John William Godward’s art is the punctuation mark of the so-called Victorian High Renaissance.  His Greco-Roman compositions reached maturity in the mid-1890s, more or less concurrently with the deaths of two of the movement's leading figureheads, Frederic, Lord Leighton and Albert Joseph Moore.  To be sure, Godward’s more famous Victorian High Renaissance contemporary, Sir Lawrence Alma-Tadema, was still active in the 1890s, and would be through the first decade of the twentieth century.  But Godward outlived them all, and continued to create his placid and wistful Mediterranean figure paintings through the tumultuous years of World War I and into the early 1920s.  As the last of his kind, and working in the face of the modern art movements that were overrunning Europe in the new century, Godward was an even greater anachronism than his mentors, and today, despite his prolific output over three decades, remains the High Renaissance artist most shrouded in mystery.

In 1997, art historian, museum director, and Alma-Tadema biographer Vern Grosvenor Swanson published the first study of Godward’s life and work, John William Godward: The Eclipse of Classicism, after twenty years of research.  In his introductory remarks (p. 13), Swanson noted that, despite the “serene beauty and astonishing technical execution” of his paintings, Godward received little in the way of critical acclaim during his lifetime, and nothing in the way of art-historical evaluation since his death.  Godward’s life has remained shrouded in secrecy, jealously guarded by his own reclusive and private demeanor and his family's reticence.  Swanson’s research revealed much about the artist’s life, and his annotated catalogue raisonné in the same volume has shed light on the remarkable consistency of Godward's paintings.

John William Godward was born in the Battersea section of London to John and Sarah Godward, the first of five children.  The Godwards were a prosperous but conservative middle-class family, and when their eldest son showed aptitude in drawing at an early age, they grudgingly permitted him to study architecture—in their eyes, an honorable artistic profession—with William Huff Wontner in the evenings, but only as long as he kept his clerking job at his father's insurance company during the day.  When Godward’s interest evolved toward the fine arts, the family refused to finance his formal art training at an expensive and prestigious school in Paris or London.  Thus, Godward’s name is notably absent from the roles of all the major art schools, so it is surmised that he received whatever formal training he had at a smaller, more parochial London art school, perhaps the Clapham School of Art, which was near the Godwards’ home, or Heatherley’s School of Art in Chelsea.  Wherever he may have studied, Godward made his public début in 1887 at the Royal Academy of Art’s Summer Exhibition with his painting, A Yellow Turban (unlocated).  The same year saw Godward's first documented Greco-Roman composition, Poppaea (unlocated), which was shown at the Suffolk Street galleries of the Royal Society of British Artists.  With Poppaea, Godward had found his niche, and at a remarkably early point in his budding career.

It is unclear how or why John William Godward adapted Greco-Roman subject matter virtually immediately after making his formal début.  It is possible that Godward was encouraged to follow in the footsteps of the Aesthetic painter Albert Joseph Moore by the president of the Royal Society of British Artists, James Abbott McNeill Whistler, to whom he may have been introduced by the Pettigrew sisters, three of the leading female models of London in their day.
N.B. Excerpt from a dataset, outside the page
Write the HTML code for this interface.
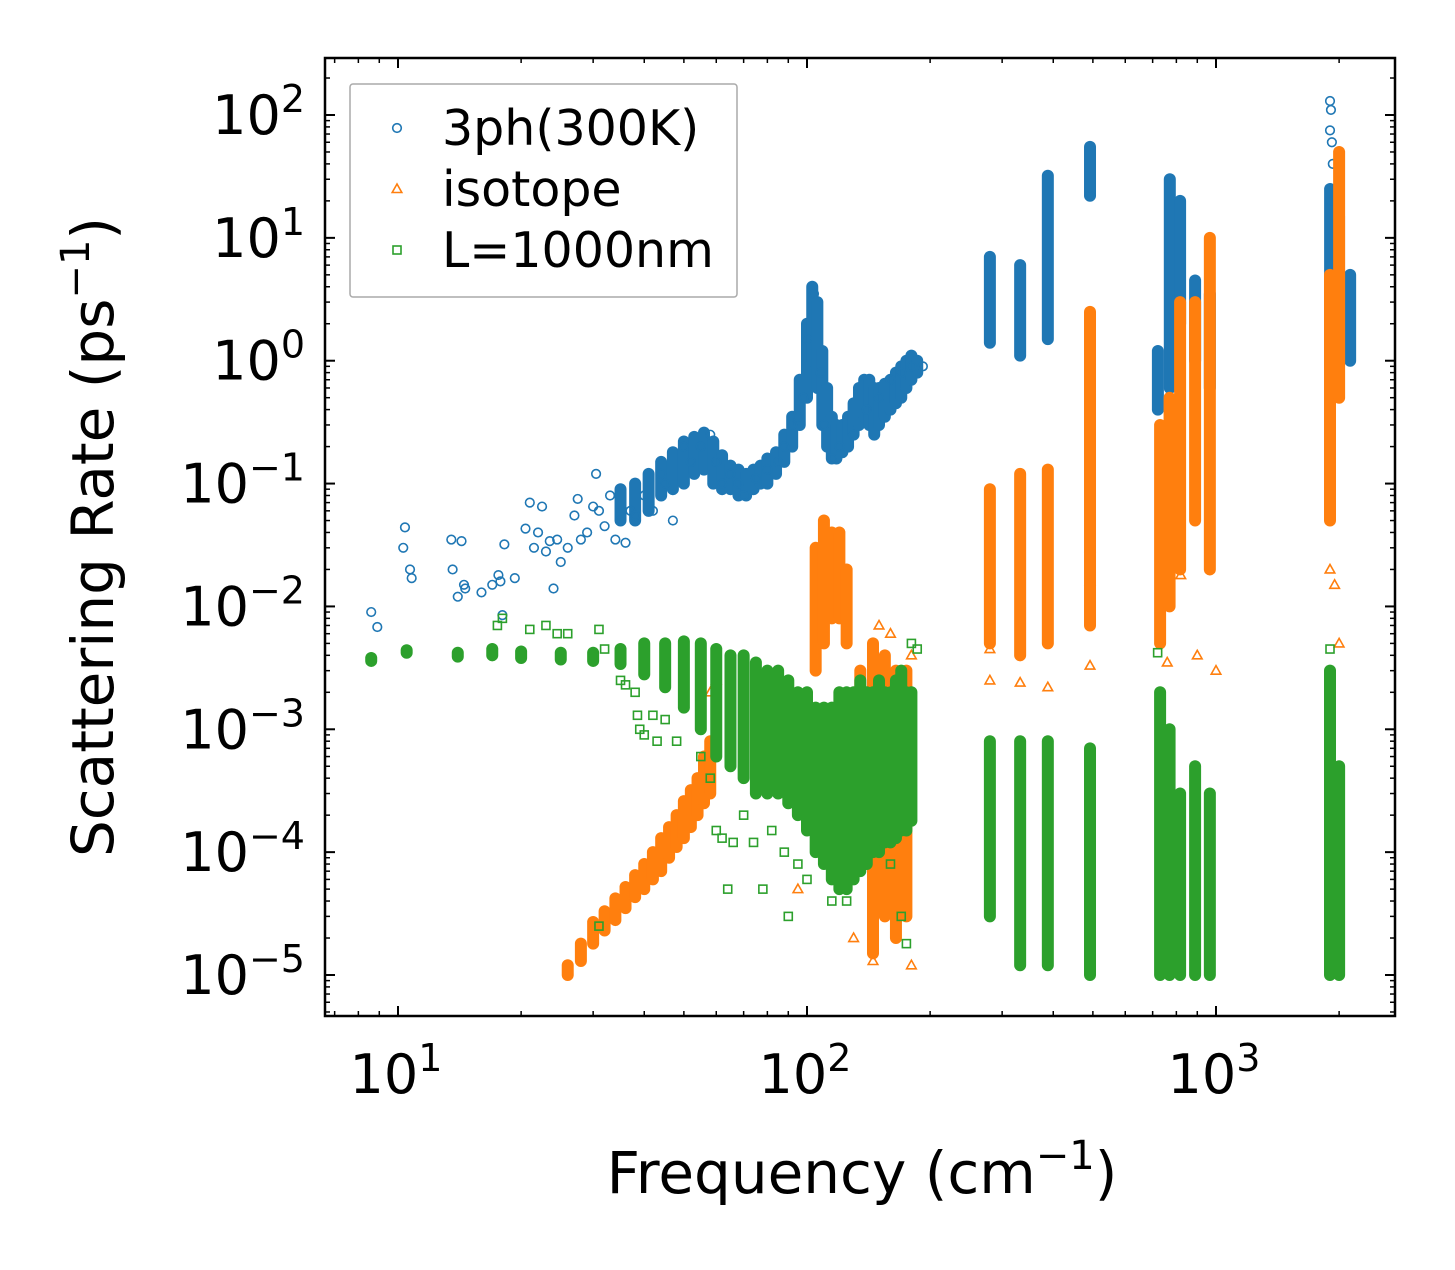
<!DOCTYPE html>
<html><head><meta charset="utf-8"><style>
body{margin:0;background:#fff}
svg text{font-family:"DejaVu Sans","Liberation Sans",sans-serif;fill:#000}
</style></head><body>
<svg id="chart" width="1455" height="1265" xmlns="http://www.w3.org/2000/svg">
<rect width="1455" height="1265" fill="#fff"/>
<g id="marks"></g>
<g id="axes"></g>
</svg>
<script>
// ---- data ----
const blueX=[8.6,8.9,10.3,10.4,10.7,10.8,13.5,13.6,14.0,14.3,14.5,14.6,16,17,17.6,17.8,18,18.2,19.3,20.5,21,21.5,22,22.5,23,23.5,24,24.5,25,26,27,27.5,28,29,30,30.5,31,32,33,34,35,36,37,38,40,42,44,45,47,50,52,55,58,60,62,65,68,70,75,80,85,88,92,95,98,100,104,108,110,115,120,130,140,150,160,170,180,192,1900,1910,1900,1920,1930,1900,492];
const blueY=[0.009,0.0068,0.03,0.044,0.02,0.017,0.035,0.02,0.012,0.034,0.015,0.014,0.013,0.015,0.018,0.016,0.0085,0.032,0.017,0.043,0.07,0.03,0.04,0.065,0.028,0.034,0.014,0.035,0.023,0.03,0.055,0.075,0.035,0.04,0.065,0.12,0.06,0.045,0.08,0.035,0.05,0.033,0.06,0.055,0.08,0.06,0.12,0.1,0.05,0.2,0.15,0.2,0.25,0.15,0.1,0.12,0.1,0.08,0.11,0.13,0.15,0.2,0.3,0.35,0.5,1.5,3.5,0.8,0.3,0.16,0.2,0.25,0.4,0.5,0.7,0.8,0.9,0.9,130,110,75,60,40,20,22];
const blueBandX=[35,38,41,44,47,50,53,56,59,62,65,68,71,74,77,80,84,88,92,96,100,103,106,109,112,115,118,122,126,130,134,138,142,146,150,155,160,165,170,175,180,186,280,332,388,492,721,771,817,889,966,1901,1999,2128];
const blueBandLo=[0.05,0.05,0.06,0.08,0.09,0.1,0.12,0.13,0.1,0.09,0.09,0.08,0.08,0.09,0.1,0.1,0.12,0.15,0.2,0.3,0.5,1,0.6,0.3,0.2,0.16,0.16,0.18,0.2,0.25,0.3,0.35,0.3,0.25,0.3,0.35,0.4,0.45,0.5,0.6,0.7,0.8,1.4,1.1,1.5,22,0.4,0.6,2,1,0.6,0.9,1,1];
const blueBandHi=[0.09,0.1,0.12,0.15,0.18,0.22,0.24,0.26,0.22,0.17,0.14,0.13,0.12,0.13,0.14,0.16,0.18,0.25,0.35,0.7,2,4,3,1.2,0.6,0.35,0.3,0.3,0.35,0.45,0.6,0.7,0.7,0.6,0.6,0.65,0.7,0.8,0.9,1.0,1.1,1.0,7,6,32,55,1.2,30,20,4.5,3.5,25,15,5];
const orangeX=[58,60,100,150,160,180,90,95,130,145,180,280,332,388,492,492,492,280,760,820,900,1000,1900,1950,2000];
const orangeY=[0.002,0.0025,0.001,0.007,0.006,0.004,0.0003,0.00005,0.00002,0.000013,0.000012,0.0025,0.0024,0.0022,0.0033,0.016,0.03,0.0045,0.0035,0.018,0.004,0.003,0.02,0.015,0.005];
const orangeBandX=[26,28,30,32,34,36,38,40,42,44,46,48,50,52,54,56,58,105,110,115,120,125,135,145,155,165,175,280,332,388,492,730,770,817,889,966,1900,2000];
const orangeBandLo=[1e-5,1.3e-5,1.8e-5,2.3e-5,2.8e-5,3.5e-5,4.3e-5,5e-5,6e-5,7e-5,9e-5,1.1e-4,1.3e-4,1.6e-4,2e-4,2.5e-4,3e-4,3e-3,5e-3,8e-3,8e-3,5e-3,1e-4,1.5e-5,3e-5,2e-5,3e-5,5e-3,4e-3,5e-3,7e-3,0.005,0.01,0.02,0.05,0.02,0.05,0.5];
const orangeBandHi=[1.2e-5,1.8e-5,2.7e-5,3.3e-5,4.2e-5,5.2e-5,6.5e-5,8e-5,1e-4,1.3e-4,1.6e-4,2e-4,2.6e-4,3.2e-4,4e-4,6e-4,8e-4,0.03,0.05,0.04,0.04,0.02,3e-3,5e-3,4e-3,3e-3,3e-3,0.09,0.12,0.13,2.5,0.3,0.5,3,3,10,5,50];
const greenX=[17.5,18,21,23,24.5,26,31,32,35,36,38,38.5,39,40,42,43,45,48,55,58,60,62,64,66,70,74,78,82,88,90,95,100,115,125,140,160,170,175,180,186,31,720,1900];
const greenY=[0.007,0.008,0.0065,0.007,0.006,0.006,0.0065,0.0045,0.0025,0.0023,0.002,0.0013,0.001,0.0009,0.0013,0.0008,0.0012,0.0008,0.0006,0.0004,0.00015,0.00013,0.00005,0.00012,0.0002,0.00012,0.00005,0.00015,0.0001,0.00003,0.00008,0.00006,0.00004,0.00004,0.0001,0.00008,0.00003,0.000018,0.005,0.0045,2.5e-5,0.0042,0.0045];
const greenBandX=[8.6,10.5,14,17,20,25,30,35,40,45,50,55,60,65,70,75,80,85,90,95,100,105,110,115,120,125,130,135,140,145,150,155,160,165,170,175,180,280,332,388,492,730,770,817,889,966,1900,2000];
const greenBandLo=[0.0036,0.0042,0.0039,0.004,0.0038,0.0037,0.0036,0.0034,0.0028,0.0022,0.0015,0.001,6e-4,5e-4,4e-4,3e-4,3e-4,3e-4,2.5e-4,2e-4,1.5e-4,1e-4,8e-5,6e-5,5e-5,5e-5,6e-5,7e-5,8e-5,1e-4,1e-4,1.2e-4,1.2e-4,1.3e-4,1.5e-4,1.5e-4,1.8e-4,3e-5,1.2e-5,1.2e-5,1e-5,1e-5,1e-5,1e-5,1e-5,1e-5,1e-5,1e-5];
const greenBandHi=[0.0038,0.0044,0.0042,0.0045,0.0043,0.0042,0.0042,0.0045,0.005,0.005,0.0052,0.005,0.0045,0.004,0.004,0.0035,0.003,0.003,0.0025,0.002,0.002,0.0015,0.0015,0.0015,0.002,0.002,0.002,0.0025,0.002,0.002,0.0025,0.002,0.002,0.0025,0.003,0.002,0.002,8e-4,8e-4,8e-4,7e-4,2e-3,1e-3,3e-4,5e-4,3e-4,3e-3,5e-4];
const xTickVals=[1,2,3];
const yTickVals=[2,1,0,-1,-2,-3,-4,-5];
const legendLabels=["3ph(300K)","isotope","L=1000nm"];

// ---- axes ----
const L=325,R=1395,T=58,B=1016;
const xs=v=>398+(Math.log10(v)-1)*409;
const ys=v=>115-(Math.log10(v)-2)*122.857;
const NS="http://www.w3.org/2000/svg";
const marks=document.getElementById('marks'),axes=document.getElementById('axes');
function mk(tag,attrs,parent){const e=document.createElementNS(NS,tag);for(const k in attrs)e.setAttribute(k,attrs[k]);parent.appendChild(e);return e;}
const C={blue:"#1f77b4",orange:"#ff7f0e",green:"#2ca02c"};
function bands(X,LO,HI,col,name){
  const g=mk('g',{},marks);
  
  
  X.forEach((x,i)=>{const l=mk('line',{x1:xs(x),x2:xs(x),y1:ys(LO[i]),y2:ys(HI[i]),stroke:col,'stroke-width':12,'stroke-linecap':'round'},g);
  
  });
}
function marker(type,cx,cy,col,parent){
  let e;
  if(type==='o')e=mk('circle',{cx,cy,r:4.3,fill:'none',stroke:col,'stroke-width':1.6},parent);
  else if(type==='^')e=mk('polygon',{points:`${cx},${cy-5} ${cx-4.8},${cy+3.5} ${cx+4.8},${cy+3.5}`,fill:'none',stroke:col,'stroke-width':1.6},parent);
  else e=mk('rect',{x:cx-4,y:cy-4,width:8,height:8,fill:'none',stroke:col,'stroke-width':1.6},parent);
  return e;
}
function pts(X,Y,type,col,name){
  const g=mk('g',{},marks);
  
  
  X.forEach((x,i)=>{const e=marker(type,xs(x),ys(Y[i]),col,g);
  
  });
}
bands(blueBandX,blueBandLo,blueBandHi,C.blue,'3ph-series-dense');
pts(blueX,blueY,'o',C.blue,'3ph-series');
bands(orangeBandX,orangeBandLo,orangeBandHi,C.orange,'isotope-series-dense');
pts(orangeX,orangeY,'^',C.orange,'isotope-series');
bands(greenBandX,greenBandLo,greenBandHi,C.green,'boundary-series-dense');
pts(greenX,greenY,'s',C.green,'boundary-series');

// frame
const fr=mk('rect',{x:L,y:T,width:R-L,height:B-T,fill:'none',stroke:'#000','stroke-width':2.5},axes);


// x ticks
for(let d=0;d<=3;d++)for(let m=1;m<10;m++){const v=m*Math.pow(10,d);const x=xs(v);if(x<L||x>R)continue;const len=m===1?10:5;
  mk('line',{x1:x,x2:x,y1:B,y2:B-len,stroke:'#000','stroke-width':m===1?2:1.5},axes);
  mk('line',{x1:x,x2:x,y1:T,y2:T+len,stroke:'#000','stroke-width':m===1?2:1.5},axes);}
xTickVals.forEach(p=>{const t=mk('text',{x:xs(Math.pow(10,p))-2,y:1093,'font-size':54,'text-anchor':'middle'},axes);
  
  
  t.innerHTML=`10<tspan font-size="38" dy="-22">${p}</tspan>`;});
// y ticks
for(let d=-6;d<=2;d++)for(let m=1;m<10;m++){const v=m*Math.pow(10,d);const y=ys(v);if(y<T||y>B)continue;const len=m===1?10:5;
  mk('line',{x1:L,x2:L+len,y1:y,y2:y,stroke:'#000','stroke-width':m===1?2:1.5},axes);
  mk('line',{x1:R,x2:R-len,y1:y,y2:y,stroke:'#000','stroke-width':m===1?2:1.5},axes);}
yTickVals.forEach(p=>{const t=mk('text',{x:305,y:ys(Math.pow(10,p))+19,'font-size':54,'text-anchor':'end'},axes);
  
  
  const s=p<0?'\u2212'+(-p):''+p;
  t.innerHTML=`10<tspan font-size="38" dy="-22">${s}</tspan>`;});
// titles
const xt=mk('text',{x:862,y:1193,'font-size':58,'text-anchor':'middle'},axes);


xt.innerHTML='Frequency (cm<tspan font-size="40" dy="-24">\u22121</tspan><tspan dy="24">)</tspan>';
const yt=mk('text',{x:0,y:0,'font-size':58,'text-anchor':'middle',transform:'translate(113,537) rotate(-90)'},axes);


yt.innerHTML='Scattering Rate (ps<tspan font-size="40" dy="-24">\u22121</tspan><tspan dy="24">)</tspan>';
// legend
const lg=mk('g',{},axes);


mk('rect',{x:350,y:84,width:387,height:213,fill:'#fff','fill-opacity':0.8,stroke:'#aaa','stroke-width':1.5,rx:3},lg);
const types=['o','^','s'],cols=[C.blue,C.orange,C.green];
legendLabels.forEach((lab,i)=>{const y=128+i*61;
  const m=marker(types[i],397,y,cols[i],lg);
  
  
  const t=mk('text',{x:442,y:y+17,'font-size':49},lg);
  
  
  t.textContent=lab;});
</script>
</body></html>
The Pettigrews posed for Sir John Everett Millais, John Singer Sargent, Edward Poynter, and Whistler, and Godward painted portraits of all three sisters between 1887 and 1888, and used them as models for his more elaborate undertakings.  Or, Godward merely may have been responding to the prevailing taste for Greco-Roman paintings among affluent middle-class picture buyers.  Whatever the case, by 1888, Godward’s artistic die had been cast, and he embarked on a successful career of creating beautiful genre scenes and figure paintings from the antique.